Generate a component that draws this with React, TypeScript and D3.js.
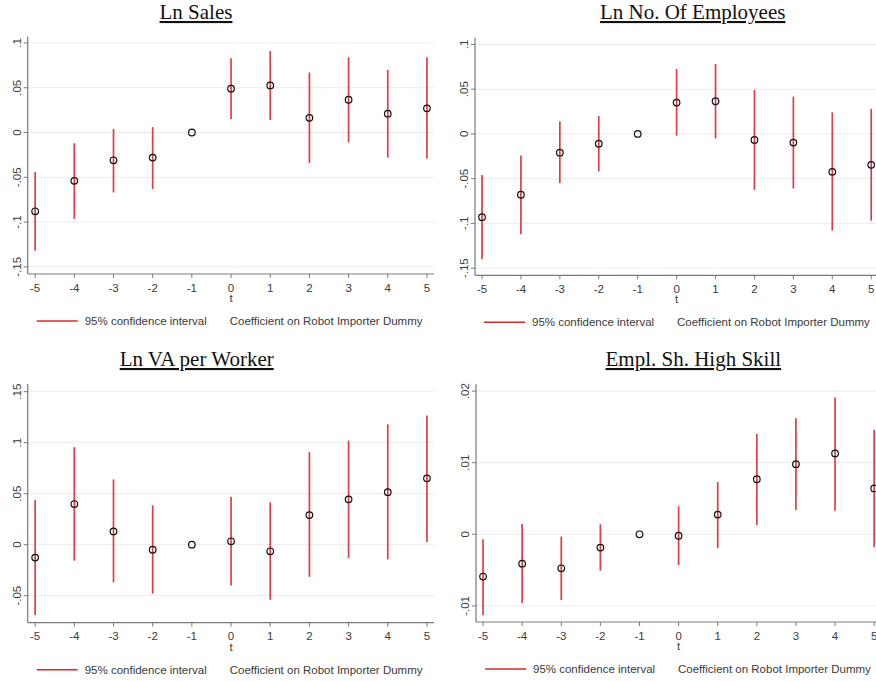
import React from 'react';
import * as d3 from 'd3';

// event time
const periods = [-5, -4, -3, -2, -1, 0, 1, 2, 3, 4, 5];

// Ln Sales
const salesCoef = [-0.088, -0.054, -0.031, -0.028, 0, 0.049, 0.0526, 0.0164, 0.0366, 0.021, 0.027];
const salesLo = [-0.132, -0.0966, -0.067, -0.063, 0, 0.015, 0.014, -0.034, -0.011, -0.028, -0.029];
const salesHi = [-0.044, -0.012, 0.004, 0.006, 0, 0.083, 0.091, 0.067, 0.084, 0.07, 0.084];
const salesTicks = [-0.15, -0.1, -0.05, 0, 0.05, 0.1];
const salesTickLabels = ['-.15', '-.1', '-.05', '0', '.05', '.1'];

// Ln No. Of Employees
const empCoef = [-0.093, -0.068, -0.021, -0.011, 0, 0.035, 0.0365, -0.0067, -0.0097, -0.0424, -0.0346];
const empLo = [-0.14, -0.112, -0.055, -0.042, 0, -0.002, -0.005, -0.0625, -0.061, -0.108, -0.097];
const empHi = [-0.046, -0.024, 0.014, 0.02, 0, 0.0725, 0.078, 0.049, 0.0417, 0.024, 0.028];
const empTicks = [-0.15, -0.1, -0.05, 0, 0.05, 0.1];
const empTickLabels = ['-.15', '-.1', '-.05', '0', '.05', '.1'];

// Ln VA per Worker
const vaCoef = [-0.0127, 0.0398, 0.013, -0.005, 0, 0.0033, -0.0065, 0.029, 0.0444, 0.0515, 0.065];
const vaLo = [-0.069, -0.0157, -0.037, -0.048, 0, -0.04, -0.054, -0.0316, -0.013, -0.0144, 0.0026];
const vaHi = [0.0437, 0.0956, 0.064, 0.0385, 0, 0.047, 0.0414, 0.0907, 0.102, 0.118, 0.1265];
const vaTicks = [-0.05, 0, 0.05, 0.1, 0.15];
const vaTickLabels = ['-.05', '0', '.05', '.1', '.15'];

// Empl. Sh. High Skill
const skillCoef = [-0.0059, -0.0041, -0.00475, -0.00186, 0, -0.0002, 0.00275, 0.0077, 0.0098, 0.0113, 0.0064];
const skillLo = [-0.0113, -0.0096, -0.0092, -0.0051, 0, -0.0043, -0.0019, 0.0013, 0.0034, 0.0033, -0.0018];
const skillHi = [-0.0007, 0.00144, -0.0003, 0.0014, 0, 0.0039, 0.0073, 0.014, 0.0162, 0.0191, 0.0146];
const skillTicks = [-0.01, 0, 0.01, 0.02];
const skillTickLabels = ['-.01', '0', '.01', '.02'];

const CI_RED = '#da3f49';
const AXIS = '#7a7a7a';
const GRID = '#ececec';
const TXT = '#3a3a3a';
const SANS = 'Liberation Sans, Arial, sans-serif';

type PanelProps = {
  title: string;
  titleX: number;
  titleY: number;
  coef: number[];
  lo: number[];
  hi: number[];
  ticks: number[];
  tickLabels: string[];
  x0: number;
  x1: number;
  xDom: [number, number];
  y0: number;
  y1: number;
  yDom: [number, number];
};

function Panel(p: PanelProps) {
  const x = d3.scaleLinear().domain(p.xDom).range([p.x0, p.x1]);
  const y = d3.scaleLinear().domain(p.yDom).range([p.y0, p.y1]);
  const [left] = x.range();
  const right = Math.min(x.range()[1], 876);
  const bottom = p.y0;
  const top = p.y1;

  return (
    <g>
      <text
        x={p.titleX}
        y={p.titleY}
        textAnchor="middle"
        fontFamily="Liberation Serif, Times New Roman, serif"
        fontSize={21}
        fill="#111"
        style={{ textDecoration: 'underline' }}
      >
        {p.title}
      </text>

      {/* grid */}
      {p.ticks.map((t) => (
        <line key={'g' + t} x1={left} x2={right} y1={y(t)} y2={y(t)} stroke={GRID} strokeWidth={1} />
      ))}

      {/* axes */}
      <line x1={left} x2={left} y1={top} y2={bottom} stroke={AXIS} strokeWidth={1.2} />
      <line x1={left} x2={right} y1={bottom} y2={bottom} stroke={AXIS} strokeWidth={1.2} />

      {p.ticks.map((t, i) => (
        <g key={'yt' + t}>
          <line x1={left - 4} x2={left} y1={y(t)} y2={y(t)} stroke={AXIS} />
          <text
            transform={`translate(${left - 7},${y(t)}) rotate(-90)`}
            textAnchor="middle"
            fontFamily={SANS}
            fontSize={11.5}
            fill={TXT}
          >
            {p.tickLabels[i]}
          </text>
        </g>
      ))}

      {periods.map((t) => (
        <g key={'xt' + t}>
          <line x1={x(t)} x2={x(t)} y1={bottom} y2={bottom + 4} stroke={AXIS} />
          <text x={x(t)} y={bottom + 17.5} textAnchor="middle" fontFamily={SANS} fontSize={11.5} fill={TXT}>
            {t}
          </text>
        </g>
      ))}
      <text x={x(0)} y={bottom + 28} textAnchor="middle" fontFamily={SANS} fontSize={11.5} fill={TXT}>
        t
      </text>

      {/* confidence intervals */}
      {periods.map((t, i) =>
        p.hi[i] !== p.lo[i] ? (
          <line key={'ci' + t} x1={x(t)} x2={x(t)} y1={y(p.lo[i])} y2={y(p.hi[i])} stroke={CI_RED} strokeWidth={1.7} />
        ) : null
      )}

      {/* point estimates */}
      {periods.map((t, i) => (
        <circle key={'pt' + t} cx={x(t)} cy={y(p.coef[i])} r={3.3} fill="none" stroke="#111" strokeWidth={1.2} />
      ))}

      {/* legend */}
      <line x1={left + 9} x2={left + 50} y1={bottom + 47} y2={bottom + 47} stroke="#d42a2a" strokeWidth={1.5} />
      <text x={left + 57} y={bottom + 51} fontFamily={SANS} fontSize={11.5} fill={TXT}>
        95% confidence interval
      </text>
      <text x={left + 202} y={bottom + 51} fontFamily={SANS} fontSize={11.5} fill={TXT}>
        Coefficient on Robot Importer Dummy
      </text>
    </g>
  );
}

export default function App() {
  return (
    <svg
      width={876}
      height={681}
      style={{ position: 'absolute', left: 0, top: 0, background: '#fff' }}
    >
      <rect width={876} height={681} fill="#fff" />
      <Panel
        title="Ln Sales"
        titleX={196}
        titleY={19}
        coef={salesCoef}
        lo={salesLo}
        hi={salesHi}
        ticks={salesTicks}
        tickLabels={salesTickLabels}
        x0={27.7}
        x1={434}
        xDom={[-5.19, 5.18]}
        y0={274}
        y1={36.7}
        yDom={[-0.158, 0.107]}
      />
      <Panel
        title="Ln No. Of Employees"
        titleX={692.7}
        titleY={19}
        coef={empCoef}
        lo={empLo}
        hi={empHi}
        ticks={empTicks}
        tickLabels={empTickLabels}
        x0={475}
        x1={879}
        xDom={[-5.18, 5.2]}
        y0={275.3}
        y1={37.7}
        yDom={[-0.158, 0.1075]}
      />
      <Panel
        title="Ln VA per Worker"
        titleX={196.7}
        titleY={366}
        coef={vaCoef}
        lo={vaLo}
        hi={vaHi}
        ticks={vaTicks}
        tickLabels={vaTickLabels}
        x0={27.7}
        x1={434}
        xDom={[-5.19, 5.18]}
        y0={622.7}
        y1={384}
        yDom={[-0.0765, 0.1575]}
      />
      <Panel
        title="Empl. Sh. High Skill"
        titleX={693.3}
        titleY={366}
        coef={skillCoef}
        lo={skillLo}
        hi={skillHi}
        ticks={skillTicks}
        tickLabels={skillTickLabels}
        x0={476}
        x1={882}
        xDom={[-5.18, 5.2]}
        y0={622}
        y1={384.3}
        yDom={[-0.01225, 0.02095]}
      />
    </svg>
  );
}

BRIEF:
Repeat, with no pictures, each line from the beginning of the data through the line containing "1, 2, 3, 4, 5];", inclusive.

TASK OUTPUT:
Generate a component that draws this with React, TypeScript and D3.js.
import React from 'react';
import * as d3 from 'd3';

// event time
const periods = [-5, -4, -3, -2, -1, 0, 1, 2, 3, 4, 5];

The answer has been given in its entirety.